La elección de Robert Prevost como Sumo Pontífice ha sido motivo de júbilo para la comunidad católica latinoamericana, y en particular para el Perú, país donde desarrolló buena parte de su labor pastoral y ejerció como Obispo de Chiclayo. A esa diócesis se refirió —ya como León XIV y en español— el mismo día de su elección. Sin embargo, más allá de este gesto, que a primera vista sugiere una atención preferente hacia la región, hay otro aspecto en el que también puede reflejarse la historia política latinoamericana. Dos días después, al dirigirse al colegio cardenalicio, explicó las razones que lo llevaron a elegir el nombre de León, evocando a León XIII y la forma en que este enfrentó los desafíos de la revolución industrial y del mundo moderno emergente al morir el siglo XIX.
León XIII es recordado especialmente por su encíclica Rerum Novarum (1901), dedicada a la cuestión obrera, en la que afirmaba que el propósito de la política era “la prosperidad tanto de la sociedad como de los individuos” y que el deber de los gobernantes consistía en “defender por igual a todas las clases sociales, observando inviolablemente la justicia llamada distributiva”. Esta defensa apasionada de un orden con justicia social que enfrenta las “corrientes materialistas” del marxismo y el liberalismo, y su llamado a la comunidad católica a volcarse a la política retumbó en tierras latinoamericanas durante todo ese siglo. Dentro de una de esas tradiciones políticas se encuentra el caso de Venezuela y lo encarnado por el partido COPEI y los movimientos juveniles que lo precedieron.
Bajo el liderazgo del expresidente Rafael Caldera (1916-2009) —formado por jesuitas y quien participó en el Congreso de Estudiantes Latinoamericanos de Roma en 1933, ya en tiempos de Pío XI— este llamado fue un estímulo para impulsar una legislación laboral más justa y construir una noción de democracia plural, orientada a la cuestión social en un país que, pese a sus cuantiosos recursos naturales, estaba desolado por las desigualdades y por un caudillismo que convirtió el poder en patrimonio personal.
La influencia de la Doctrina Social de la Iglesia introdujo un nuevo concepto político en el debate venezolano, hasta entonces marcado por la confrontación entre marxistas y positivistas, ambos anticlericales. El movimiento de Caldera logró integrar en torno a esta propuesta a sectores conservadores, anticomunistas, reaccionarios y reformistas, articulando una visión de democracia basada en la justicia social. Tras encuentros y desencuentros con su par socialdemócrata, el partido Acción Democrática, esta propuesta contribuyó a cimentar un sistema político que, con luces y sombras, proporcionó al país una estabilidad y un desarrollo aún no superados en su historia contemporánea.

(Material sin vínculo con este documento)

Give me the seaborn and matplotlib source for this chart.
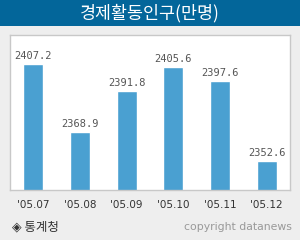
import numpy as np
import pandas as pd
import seaborn as sns
import matplotlib.pyplot as plt
from matplotlib.patches import Rectangle

#%% data
months = ["'05.07", "'05.08", "'05.09", "'05.10", "'05.11", "'05.12"]
workforce = [2407.2, 2368.9, 2391.8, 2405.6, 2397.6, 2352.6]
title = '경제활동인구(만명)'
source = '◈ 통계청'

df = pd.DataFrame({'month': months, 'value': workforce})

#%% plot
sns.set_style('white')
plt.rcParams['font.family'] = ['Noto Sans CJK KR', 'DejaVu Sans']

fig = plt.figure(figsize=(3, 2.4), dpi=100, facecolor='#eeeeee')
ax = fig.add_axes([10/300, 1 - 190/240, 280/300, 155/240])

sns.barplot(data=df, x='month', y='value', color='#4aa0d1',
            saturation=1, width=0.43, ax=ax)

ax.set_ylim(2336.3, 2423.5)
ax.set_xlim(-0.5, 5.5)
ax.set_xlabel('')
ax.set_ylabel('')
ax.set_yticks([])
ax.set_facecolor('white')
for s in ax.spines.values():
    s.set_color('#c8c8c8')
    s.set_linewidth(1)

ax.set_xticks(range(len(months)))
ax.set_xticklabels(months, family='DejaVu Sans', fontsize=7.5, color='#333333')
ax.set_xticks(np.arange(0.5, 5.5, 1), minor=True)
ax.tick_params(axis='x', which='major', length=0, pad=7)
ax.tick_params(axis='x', which='minor', direction='in', length=4, color='#999999')

for i, v in enumerate(workforce):
    ax.text(i, v + 1.8, f'{v:.1f}', ha='center', va='bottom',
            family='DejaVu Sans Mono', fontsize=7.5, color='#555555')

# header bar
fig.patches.append(Rectangle((0, 1 - 26/240), 1, 26/240, transform=fig.transFigure,
                             facecolor='#03669a', edgecolor='none', zorder=0))
fig.text(0.5, 1 - 13/240, title, ha='center', va='center', color='white',
         fontsize=12.5, fontweight='medium')

# footer
fig.text(12/300, 1 - 227/240, source, ha='left', va='center',
         fontsize=9, color='#333333')
fig.text(292/300, 1 - 227/240, 'copyright datanews', ha='right', va='center',
         family='DejaVu Sans', fontsize=7.8, color='#999999')

fig.savefig('out.png', dpi=100, facecolor=fig.get_facecolor())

Esa vía propia, representada por Caldera y Copei, se consolidó como una opción viable tanto para la conquista democrática del poder como para la atención de los problemas sociales, además de encabezar un proceso de pacificación de los movimientos guerrilleros a finales de los años sesenta. Esta trayectoria ubicó a los socialcristianos en una posición central dentro del debate político venezolano, oscilando, según el contexto, entre posturas más próximas a la izquierda o a la derecha.
Hitos posteriores, como el Concilio Vaticano II (1962-1965) —iniciado por Juan XXIII— y la encíclica Populorum Progressio (1967), de Pablo VI, dejaron una huella profunda tanto en los movimientos democristianos como en las luchas revolucionarias impulsadas por la Teología de la Liberación. El propio Caldera, desde su formación doctrinaria, se atrevió a conceptualizar, desde una perspectiva latinoamericana, la Justicia Social Internacional como un diálogo entre pueblos y la “obligación no como acción meramente voluntaria o filantrópica”, en el que los países más ricos tienen “mayores compromisos a favor de los pueblos más débiles”. Esta formulación sirvió de fundamento a la prédica que Caldera llevó al escenario internacional en favor del diálogo Norte-Sur en los años setenta, así como a las propuestas dirigidas a la crisis de la deuda externa y la crítica al auge del neoliberalismo durante la década de los ochenta.
El nuevo Papa ha señalado que su pontificado deberá afrontar los desafíos de una nueva revolución industrial, esta vez de carácter tecnológico, marcada —entre otros factores— por el avance de la inteligencia artificial. Tal vez, en el futuro inmediato de América Latina, la tradición y la renovación que encarna León XIV abran el camino para construir —en sociedades donde la Iglesia católica aún conserva arraigo en las bases— una vía intermedia entre la demagogia reaccionaria anti-justicia social y el autoritarismo oligárquico. Esa vía podría tender puentes entre las corrientes, tanto de izquierda como de derecha, que siguen creyendo en una democracia cimentada en las distintas formas de justicia social.